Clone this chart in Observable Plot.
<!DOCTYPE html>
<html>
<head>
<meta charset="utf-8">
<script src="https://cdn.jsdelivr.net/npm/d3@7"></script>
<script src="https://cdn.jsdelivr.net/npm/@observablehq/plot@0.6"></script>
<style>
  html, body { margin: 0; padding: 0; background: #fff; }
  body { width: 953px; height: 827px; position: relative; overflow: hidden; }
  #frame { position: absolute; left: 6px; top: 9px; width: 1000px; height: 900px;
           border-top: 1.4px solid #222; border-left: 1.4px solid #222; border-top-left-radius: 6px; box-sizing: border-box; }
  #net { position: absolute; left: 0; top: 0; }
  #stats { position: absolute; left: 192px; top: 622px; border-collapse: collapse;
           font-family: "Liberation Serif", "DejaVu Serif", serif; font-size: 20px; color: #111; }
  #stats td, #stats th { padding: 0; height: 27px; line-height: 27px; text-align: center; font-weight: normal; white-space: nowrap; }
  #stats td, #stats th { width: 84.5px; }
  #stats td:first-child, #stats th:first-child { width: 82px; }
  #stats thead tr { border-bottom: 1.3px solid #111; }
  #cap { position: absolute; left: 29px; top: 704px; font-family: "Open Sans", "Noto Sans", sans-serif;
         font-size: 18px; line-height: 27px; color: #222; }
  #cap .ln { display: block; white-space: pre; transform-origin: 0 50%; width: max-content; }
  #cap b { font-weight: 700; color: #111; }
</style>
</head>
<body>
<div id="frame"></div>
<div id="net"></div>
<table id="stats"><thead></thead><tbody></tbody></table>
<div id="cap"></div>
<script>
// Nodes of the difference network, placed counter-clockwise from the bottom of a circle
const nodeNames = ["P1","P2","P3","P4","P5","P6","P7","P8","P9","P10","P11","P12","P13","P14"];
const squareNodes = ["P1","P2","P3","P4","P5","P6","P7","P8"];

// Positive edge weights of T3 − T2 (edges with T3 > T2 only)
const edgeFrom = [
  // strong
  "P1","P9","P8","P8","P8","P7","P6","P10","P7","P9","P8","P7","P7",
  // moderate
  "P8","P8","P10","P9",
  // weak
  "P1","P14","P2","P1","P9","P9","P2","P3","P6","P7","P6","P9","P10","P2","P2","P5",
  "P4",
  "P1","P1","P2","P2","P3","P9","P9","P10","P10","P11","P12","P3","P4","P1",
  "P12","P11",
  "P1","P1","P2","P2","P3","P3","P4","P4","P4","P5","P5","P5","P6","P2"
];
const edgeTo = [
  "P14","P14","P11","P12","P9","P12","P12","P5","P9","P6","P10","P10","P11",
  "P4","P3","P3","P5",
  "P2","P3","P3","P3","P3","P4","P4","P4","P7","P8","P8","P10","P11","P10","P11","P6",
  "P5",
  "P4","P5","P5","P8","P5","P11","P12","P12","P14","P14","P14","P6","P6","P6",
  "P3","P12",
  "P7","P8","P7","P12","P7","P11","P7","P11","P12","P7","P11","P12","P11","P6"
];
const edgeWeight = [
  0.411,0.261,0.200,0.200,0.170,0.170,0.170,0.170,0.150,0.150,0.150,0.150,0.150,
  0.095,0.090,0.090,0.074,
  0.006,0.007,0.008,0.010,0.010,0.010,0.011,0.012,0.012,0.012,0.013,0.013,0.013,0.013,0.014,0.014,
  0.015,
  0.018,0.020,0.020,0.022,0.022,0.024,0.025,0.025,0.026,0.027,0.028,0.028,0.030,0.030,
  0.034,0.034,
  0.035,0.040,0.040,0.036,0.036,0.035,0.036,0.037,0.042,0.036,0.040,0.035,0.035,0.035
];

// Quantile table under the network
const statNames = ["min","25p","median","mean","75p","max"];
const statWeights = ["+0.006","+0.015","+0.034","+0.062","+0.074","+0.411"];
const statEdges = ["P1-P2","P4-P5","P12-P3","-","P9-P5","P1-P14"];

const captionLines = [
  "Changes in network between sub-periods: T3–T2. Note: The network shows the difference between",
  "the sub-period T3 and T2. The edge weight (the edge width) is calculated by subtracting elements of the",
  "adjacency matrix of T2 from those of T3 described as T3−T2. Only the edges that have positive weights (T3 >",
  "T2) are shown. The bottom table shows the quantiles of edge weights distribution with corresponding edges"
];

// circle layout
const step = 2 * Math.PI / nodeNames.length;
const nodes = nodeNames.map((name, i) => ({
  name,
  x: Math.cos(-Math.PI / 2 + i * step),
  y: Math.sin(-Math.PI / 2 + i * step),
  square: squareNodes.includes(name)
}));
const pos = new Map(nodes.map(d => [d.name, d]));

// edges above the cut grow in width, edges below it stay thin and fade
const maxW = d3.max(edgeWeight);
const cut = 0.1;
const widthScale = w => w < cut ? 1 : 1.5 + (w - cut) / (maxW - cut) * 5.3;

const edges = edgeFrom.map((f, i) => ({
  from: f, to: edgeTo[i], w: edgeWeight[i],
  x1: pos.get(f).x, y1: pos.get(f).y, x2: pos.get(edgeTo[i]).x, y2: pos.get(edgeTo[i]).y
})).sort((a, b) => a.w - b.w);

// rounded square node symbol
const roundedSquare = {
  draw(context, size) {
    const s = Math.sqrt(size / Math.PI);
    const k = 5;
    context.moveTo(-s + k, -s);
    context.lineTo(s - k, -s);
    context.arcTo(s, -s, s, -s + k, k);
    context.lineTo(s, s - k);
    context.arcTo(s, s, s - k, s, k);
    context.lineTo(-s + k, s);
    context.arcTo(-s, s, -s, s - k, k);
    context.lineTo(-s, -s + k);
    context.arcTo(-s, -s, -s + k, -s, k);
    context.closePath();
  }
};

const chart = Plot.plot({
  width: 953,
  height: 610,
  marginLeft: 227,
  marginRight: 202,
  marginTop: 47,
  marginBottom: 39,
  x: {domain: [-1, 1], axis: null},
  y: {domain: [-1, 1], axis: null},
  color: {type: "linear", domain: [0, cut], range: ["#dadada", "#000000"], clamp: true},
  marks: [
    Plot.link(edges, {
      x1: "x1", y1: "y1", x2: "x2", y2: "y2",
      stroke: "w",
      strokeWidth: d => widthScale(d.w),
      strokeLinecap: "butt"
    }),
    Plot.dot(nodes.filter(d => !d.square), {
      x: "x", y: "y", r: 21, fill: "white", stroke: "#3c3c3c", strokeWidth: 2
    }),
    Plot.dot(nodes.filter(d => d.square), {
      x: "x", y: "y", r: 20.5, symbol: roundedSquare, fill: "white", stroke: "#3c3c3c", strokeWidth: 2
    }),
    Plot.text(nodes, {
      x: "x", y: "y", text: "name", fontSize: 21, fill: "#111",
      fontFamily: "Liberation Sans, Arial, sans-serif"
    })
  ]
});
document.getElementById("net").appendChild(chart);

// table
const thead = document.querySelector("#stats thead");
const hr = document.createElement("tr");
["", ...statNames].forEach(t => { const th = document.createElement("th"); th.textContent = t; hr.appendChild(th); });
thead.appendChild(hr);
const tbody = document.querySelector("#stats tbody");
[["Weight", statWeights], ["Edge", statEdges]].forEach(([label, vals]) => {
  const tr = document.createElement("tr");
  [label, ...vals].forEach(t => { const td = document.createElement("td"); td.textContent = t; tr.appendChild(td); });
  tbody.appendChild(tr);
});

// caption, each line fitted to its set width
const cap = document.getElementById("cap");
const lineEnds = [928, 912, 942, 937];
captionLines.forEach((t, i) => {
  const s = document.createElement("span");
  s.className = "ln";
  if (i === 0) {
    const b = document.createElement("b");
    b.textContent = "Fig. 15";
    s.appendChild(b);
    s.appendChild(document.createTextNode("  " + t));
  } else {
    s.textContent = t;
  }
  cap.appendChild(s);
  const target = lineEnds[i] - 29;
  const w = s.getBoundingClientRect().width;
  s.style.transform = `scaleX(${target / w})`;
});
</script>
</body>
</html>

---*---

Leave out every line without the string "chart" and copy the rest.

Clone this chart in Observable Plot.
const chart = Plot.plot({
document.getElementById("net").appendChild(chart);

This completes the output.